This chicken and pasta bake recipe is make with some nice simple ingredients. It is a dish the kids should like and is a full meal that would be wonderful served with a fresh green salad.
To cook pasta, fill a large pot 2/3 of the way with hot tap water. Add 1 teaspoon salt to the water.
Bring to a boil over high heat.
Add the pasta and stir with a wooden spoon to be sure noodles donít stick to the bottom of the pot.
Turn the heat down, enough to maintain a boil and stir every so often to prevent noodles sticking.
Do not cover the pot. After 8-10 minutes, take a piece of pasta out of the water, allow it to cool and do a test for doneness. Bite into the pasta.
If it is too hard to bite or you see a white center, it needs to cook a little longer. When it cooks all the way through it is ready and cooked el dente.
Turn off the heat, put the pasta into a strainer.
Shake out excess water and put the pot back onto a cool part of the stove.
Heat oven to 350F.
Grease a 9x13 inch baking dish with butter.
Heat the olive oil in a large skillet set over medium-high heat. Add chicken, in batches if necessary. Cook, stirring occasional, until lightly browned and cooked through.
Remove chicken from skillet and set aside. With the skillet still set over medium-high heat, add the onion and cook for 3-5 minutes, until transparent.
Add the zucchini, peas, tomato soup and diced tomatoes.
Allow the sauce to simmer for 10 minutes, until vegetables are cooked.

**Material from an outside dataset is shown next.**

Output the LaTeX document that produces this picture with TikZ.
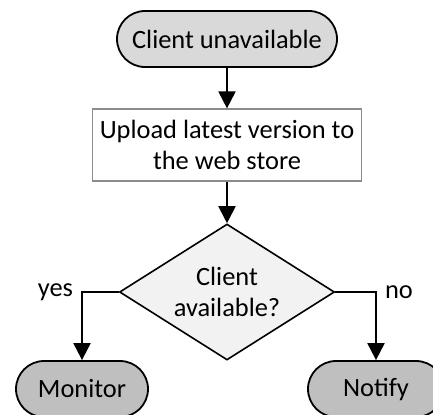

Pour the sauce over the pasta.
Add the cooked chicken and sour cream and mix everything together until well coated and combined.
Season with salt and pepper to taste.
Pour pasta in the the prepared baking dish and spread out evenly.
Evenly sprinkle the cheese over the pasta.
Cover the dish with aluminium foil.
Transfer the dish to the preheated oven and bake for 20 to 25 minutes, until heated through.
Remove the foil and turn the oven to broil.
Broil pasta bake for 3 minutes until cheese is bubbly and lightly browned.